Regulating the Platform Economy in India and Australia

About this project

Project description

This project will explore the emerging attempts by the State in India and Australia to regulate the Platform economy. It will explore the following strands 1) The global regulatory trajectory in particular the Base Erosion and Profit Shifting (BEPS) model and the Indian response to it, 2) The Equalisation Levy, 3) The grassroots politics of regulation 4) Global and Indian e-retail responses to regulation, 5) Comparative studies of platform regulation in India and Australia. Case studies will be explored in each of the areas. The main objective of this exercise will be come to a larger and more comprehensive understanding of platform regulation, as policy and practice, in the context of national compulsions and global anxieties over the scale and scope of dominant platforms.

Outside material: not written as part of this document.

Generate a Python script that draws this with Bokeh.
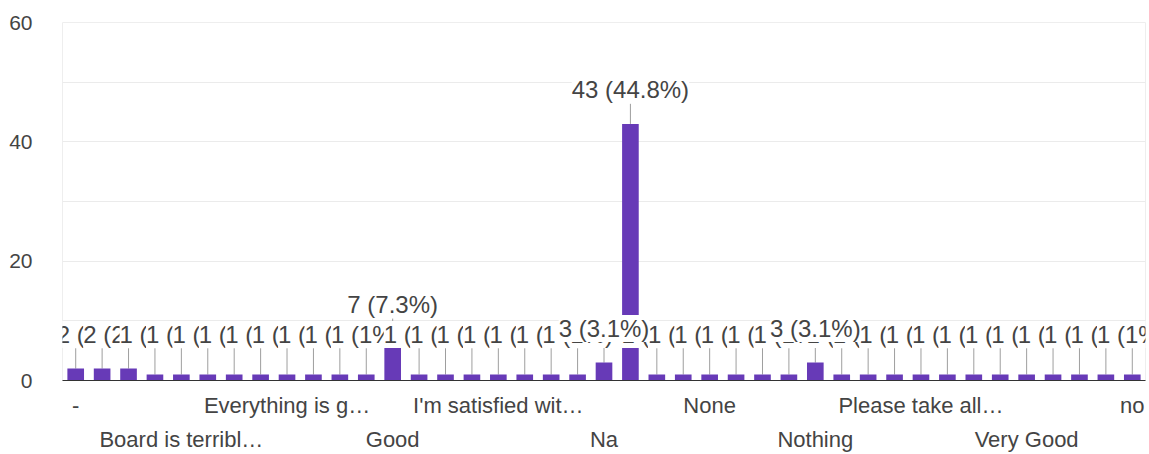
from bokeh.plotting import figure
from bokeh.models import (ColumnDataSource, Range1d, FixedTicker, LinearAxis,
                          LabelSet)
from bokeh.core.properties import value
from bokeh.embed import file_html
from bokeh.resources import INLINE

# ---- data ----
categories = [
    "-", "All good", "Average", "Better", "Board is terribl…", "Cool",
    "Decent", "Easy to use", "Everything is g…", "Excellent", "Fine", "Gd",
    "Good", "Good job", "Great", "Helpful", "I'm satisfied wit…", "It's ok",
    "Keep it up", "Median", "Na", "Nil", "No", "No comments", "None",
    "Not bad", "Not really", "Nothin", "Nothing", "Nothing much",
    "Nothing to say", "Ok", "Please take all…", "Satisfactory", "Thanks",
    "Useful", "Very Good", "Very helpful", "good", "nil", "no",
]
counts = [2, 2, 2, 1, 1, 1, 1, 1, 1, 1, 1, 1,
          7, 1, 1, 1, 1, 1, 1, 1,
          3, 43, 1, 1, 1, 1, 1, 1,
          3, 1, 1, 1, 1, 1, 1, 1, 1, 1, 1, 1, 1]
row1_ticks = [0, 8, 16, 24, 32, 40]
row2_ticks = [4, 12, 20, 28, 36]
y_ticks = [0, 20, 40, 60]
y_minor = [10, 30, 50]

BAR = "#673ab7"
TXT = "#444444"
FONT = "Liberation Sans"

total = sum(counts)


def fmt_pct(v):
    p = round(v / total * 100, 1)
    s = ("%.1f" % p).rstrip("0").rstrip(".")
    return "%d (%s%%)" % (v, s)


xs = list(range(len(categories)))
label_y = [max(v, 2) + 5.7 for v in counts]
lead_top = [ly - 2.3 for ly in label_y]
labels = [fmt_pct(v) for v in counts]

src = ColumnDataSource(dict(x=xs, top=counts, ly=label_y, lt=lead_top))


def sub(cond):
    idx = [i for i, v in enumerate(counts) if cond(v)]
    return ColumnDataSource(dict(x=[xs[i] for i in idx],
                                 ly=[label_y[i] for i in idx],
                                 lbl=[labels[i] for i in idx]))


src_small = sub(lambda v: v < 3)
src_big = sub(lambda v: v >= 3)

p = figure(width=1149, height=454, output_backend="svg", toolbar_location=None,
           x_range=Range1d(-0.5, len(categories) - 0.5), y_range=Range1d(0, 60),
           min_border_left=62, min_border_top=22, min_border_right=4,
           min_border_bottom=74)
p.outline_line_color = "#eeeeee"
p.background_fill_color = "white"
p.border_fill_color = "white"

p.segment(x0="x", y0="top", x1="x", y1="lt", source=src,
          line_color="#9e9e9e", line_width=1)
p.vbar(x="x", top="top", width=0.63, source=src, fill_color=BAR,
       line_color=None)

for s in (src_small, src_big):
    lab = LabelSet(x="x", y="ly", text="lbl", source=s, text_align="center",
                   text_baseline="middle", text_font=value(FONT),
                   text_font_size=value("24px"), text_color=value(TXT),
                   background_fill_color=value("white"))
    p.add_layout(lab)

# y axis
p.yaxis.ticker = FixedTicker(ticks=y_ticks, minor_ticks=y_minor)
p.yaxis.axis_line_color = None
p.yaxis.major_tick_line_color = None
p.yaxis.minor_tick_line_color = None
p.yaxis.major_label_standoff = 24
p.yaxis.major_label_text_font = FONT
p.yaxis.major_label_text_font_size = "21px"
p.yaxis.major_label_text_color = TXT
p.ygrid.grid_line_color = "#ebebeb"
p.ygrid.minor_grid_line_color = "#ebebeb"
p.xgrid.grid_line_color = None

# x axis, row 1
ax1 = p.xaxis[0]
ax1.ticker = FixedTicker(ticks=row1_ticks)
ax1.major_label_overrides = {float(i): categories[i] for i in row1_ticks}
ax1.axis_line_color = "#333333"
ax1.major_tick_line_color = None
ax1.minor_tick_line_color = None
ax1.major_label_standoff = 6
ax1.major_label_text_font = FONT
ax1.major_label_text_font_size = "22px"
ax1.major_label_text_color = TXT

# x axis, row 2
ax2 = LinearAxis(ticker=FixedTicker(ticks=row2_ticks),
                 major_label_overrides={float(i): categories[i] for i in row2_ticks})
ax2.axis_line_color = None
ax2.major_tick_line_color = None
ax2.minor_tick_line_color = None
ax2.major_label_standoff = 0
ax2.major_label_text_font = FONT
ax2.major_label_text_font_size = "22px"
ax2.major_label_text_color = TXT
p.add_layout(ax2, "below")

open("out.html", "w").write(file_html(p, INLINE))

The project will generate both local specific and comparative data on attempts to regulate the platform economy in India and Australia and the challenges and opportunities therefor. Using both innovative qualitative and quantitative methodologies, the objective will be to generate both national and comparative data on regulatory trends and projections that focus both on the opportunities and challenges. The project will run from 2020-2024. Students will do a combination of fieldwork and desk work while being expected to also contribute to writing journal-based and other articles, present findings at conferences and collaboratively build with supervisors a body of knowledge that is both practical and that contributes to policy building.

Outcomes

  1. Capacity building/strengthening student research experience in issues related to the regulation of the platform economy in India and Australia.
  2. The generation of textured, practical data on regulation that will of use in policy making and contribute to knowledge building.
  3. Publication of monographs with the OUP, Sage and/or Routledge.
  4. Journal articles in New Media & Society, Media, Culture & Society. Economic and Political Weekly.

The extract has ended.